(Direction)
Which lines contain the word "with"? Return each of them as written.

(Records for the exercise)
┄┄┄┄┄┄┄┄┄┄
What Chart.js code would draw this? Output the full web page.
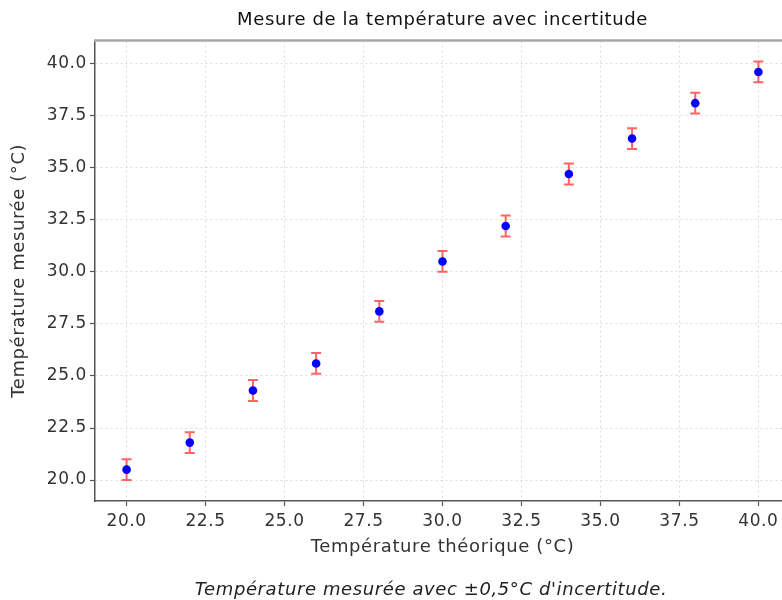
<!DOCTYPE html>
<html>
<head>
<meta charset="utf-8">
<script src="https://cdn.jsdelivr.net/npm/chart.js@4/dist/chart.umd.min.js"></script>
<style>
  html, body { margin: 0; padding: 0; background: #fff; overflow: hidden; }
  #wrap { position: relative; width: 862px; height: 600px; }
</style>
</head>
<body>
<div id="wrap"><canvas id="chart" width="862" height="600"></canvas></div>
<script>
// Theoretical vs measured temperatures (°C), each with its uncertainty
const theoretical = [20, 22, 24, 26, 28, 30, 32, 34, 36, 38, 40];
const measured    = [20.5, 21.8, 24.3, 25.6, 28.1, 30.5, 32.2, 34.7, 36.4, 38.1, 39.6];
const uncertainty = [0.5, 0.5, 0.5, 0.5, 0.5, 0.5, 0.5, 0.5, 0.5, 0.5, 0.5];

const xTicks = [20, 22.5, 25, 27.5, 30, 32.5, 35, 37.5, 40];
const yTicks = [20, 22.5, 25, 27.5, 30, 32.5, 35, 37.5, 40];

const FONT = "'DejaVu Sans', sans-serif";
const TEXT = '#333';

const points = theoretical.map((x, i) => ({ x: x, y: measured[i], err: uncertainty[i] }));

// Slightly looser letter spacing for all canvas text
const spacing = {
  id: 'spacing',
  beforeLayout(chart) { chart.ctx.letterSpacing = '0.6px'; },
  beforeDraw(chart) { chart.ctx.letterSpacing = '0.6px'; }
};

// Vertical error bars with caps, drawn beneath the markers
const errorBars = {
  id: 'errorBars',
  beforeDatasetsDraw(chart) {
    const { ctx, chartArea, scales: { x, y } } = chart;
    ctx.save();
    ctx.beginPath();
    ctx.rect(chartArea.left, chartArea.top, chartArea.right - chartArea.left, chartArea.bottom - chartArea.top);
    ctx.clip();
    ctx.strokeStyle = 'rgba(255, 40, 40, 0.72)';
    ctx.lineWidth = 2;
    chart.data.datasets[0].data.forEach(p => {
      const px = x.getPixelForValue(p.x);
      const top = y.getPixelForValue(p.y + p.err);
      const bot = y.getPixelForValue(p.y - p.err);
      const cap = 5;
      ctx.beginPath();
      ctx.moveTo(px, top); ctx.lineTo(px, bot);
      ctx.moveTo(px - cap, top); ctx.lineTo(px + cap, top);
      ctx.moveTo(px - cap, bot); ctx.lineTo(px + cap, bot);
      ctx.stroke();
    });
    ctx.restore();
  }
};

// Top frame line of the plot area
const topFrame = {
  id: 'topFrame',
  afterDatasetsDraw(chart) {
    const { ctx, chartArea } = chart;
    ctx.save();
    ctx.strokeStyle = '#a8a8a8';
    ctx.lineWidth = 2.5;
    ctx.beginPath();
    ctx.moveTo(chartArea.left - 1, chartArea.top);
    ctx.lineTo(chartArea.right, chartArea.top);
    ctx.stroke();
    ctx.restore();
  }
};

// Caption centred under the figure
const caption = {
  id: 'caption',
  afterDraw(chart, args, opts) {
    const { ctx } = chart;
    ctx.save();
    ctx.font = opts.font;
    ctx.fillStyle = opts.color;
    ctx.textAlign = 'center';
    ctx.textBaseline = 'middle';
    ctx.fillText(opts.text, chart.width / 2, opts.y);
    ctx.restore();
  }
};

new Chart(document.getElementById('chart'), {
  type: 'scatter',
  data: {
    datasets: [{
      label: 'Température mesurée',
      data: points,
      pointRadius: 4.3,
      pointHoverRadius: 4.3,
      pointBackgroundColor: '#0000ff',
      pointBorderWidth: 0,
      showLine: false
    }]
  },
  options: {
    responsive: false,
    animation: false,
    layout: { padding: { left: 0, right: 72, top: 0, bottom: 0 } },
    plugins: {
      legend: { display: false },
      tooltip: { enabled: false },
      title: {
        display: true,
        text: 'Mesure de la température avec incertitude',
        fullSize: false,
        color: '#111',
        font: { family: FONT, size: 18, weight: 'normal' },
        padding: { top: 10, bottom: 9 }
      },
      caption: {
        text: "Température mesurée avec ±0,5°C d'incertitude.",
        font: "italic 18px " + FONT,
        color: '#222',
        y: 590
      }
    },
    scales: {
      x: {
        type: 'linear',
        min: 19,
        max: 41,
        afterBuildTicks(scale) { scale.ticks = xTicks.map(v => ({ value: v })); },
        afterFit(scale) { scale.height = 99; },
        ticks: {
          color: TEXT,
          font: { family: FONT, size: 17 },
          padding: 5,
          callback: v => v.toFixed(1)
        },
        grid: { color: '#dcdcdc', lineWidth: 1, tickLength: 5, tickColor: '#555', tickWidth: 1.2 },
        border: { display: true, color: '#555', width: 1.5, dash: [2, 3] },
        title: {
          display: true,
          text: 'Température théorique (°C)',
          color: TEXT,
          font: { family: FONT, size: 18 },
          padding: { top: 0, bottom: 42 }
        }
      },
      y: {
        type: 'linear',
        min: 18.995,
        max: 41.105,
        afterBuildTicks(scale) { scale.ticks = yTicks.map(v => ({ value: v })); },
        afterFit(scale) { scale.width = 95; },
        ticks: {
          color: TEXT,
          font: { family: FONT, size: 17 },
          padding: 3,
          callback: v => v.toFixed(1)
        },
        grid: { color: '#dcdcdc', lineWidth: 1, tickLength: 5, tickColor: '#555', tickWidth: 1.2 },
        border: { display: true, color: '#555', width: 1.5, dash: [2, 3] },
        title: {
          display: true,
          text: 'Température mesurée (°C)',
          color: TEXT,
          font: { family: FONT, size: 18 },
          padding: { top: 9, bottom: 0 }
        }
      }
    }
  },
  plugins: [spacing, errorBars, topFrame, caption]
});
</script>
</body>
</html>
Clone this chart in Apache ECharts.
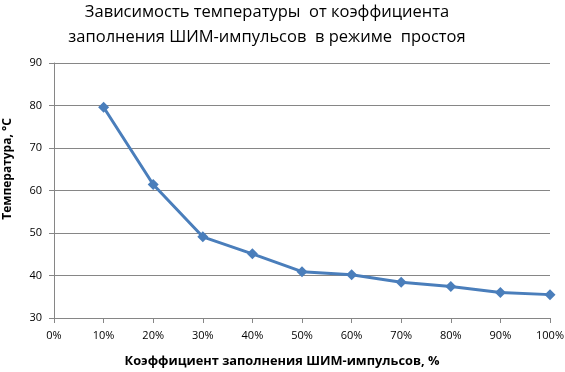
┄┄┄┄┄┄┄┄┄┄
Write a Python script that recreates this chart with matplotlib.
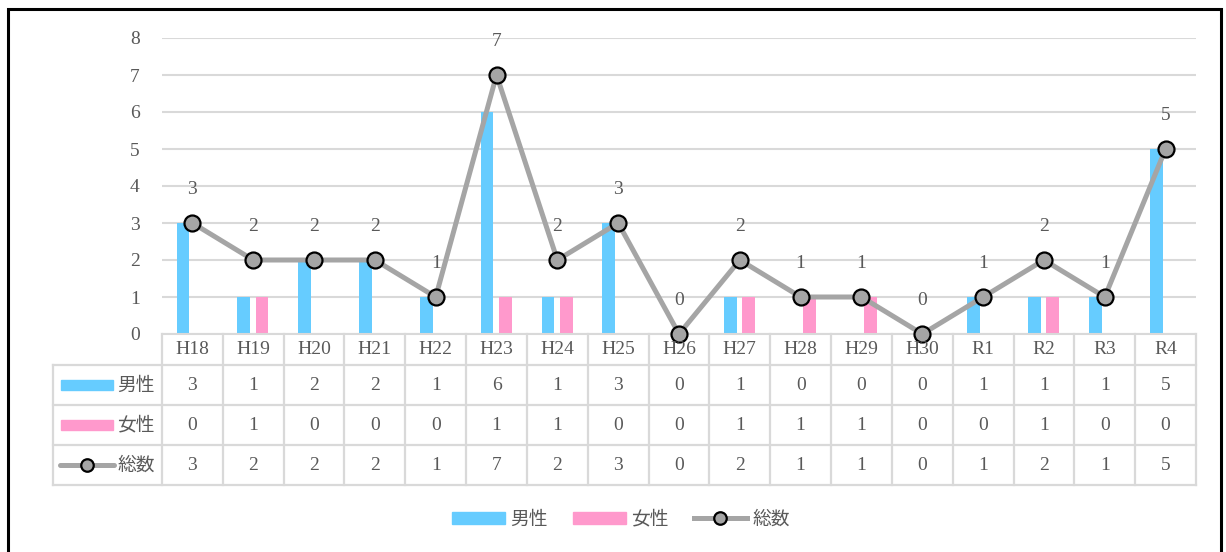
┄┄┄┄┄┄┄┄┄┄
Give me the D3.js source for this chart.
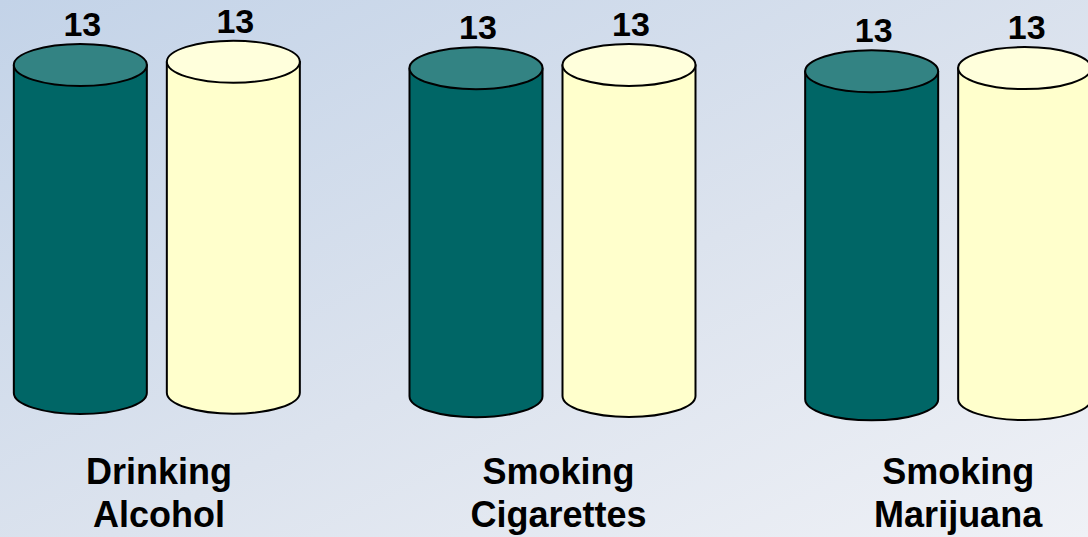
┄┄┄┄┄┄┄┄┄┄
(The output)
// Theoretical vs measured temperatures (°C), each with its uncertainty
// Vertical error bars with caps, drawn beneath the markers
Write a Python script that recreates this chart with matplotlib.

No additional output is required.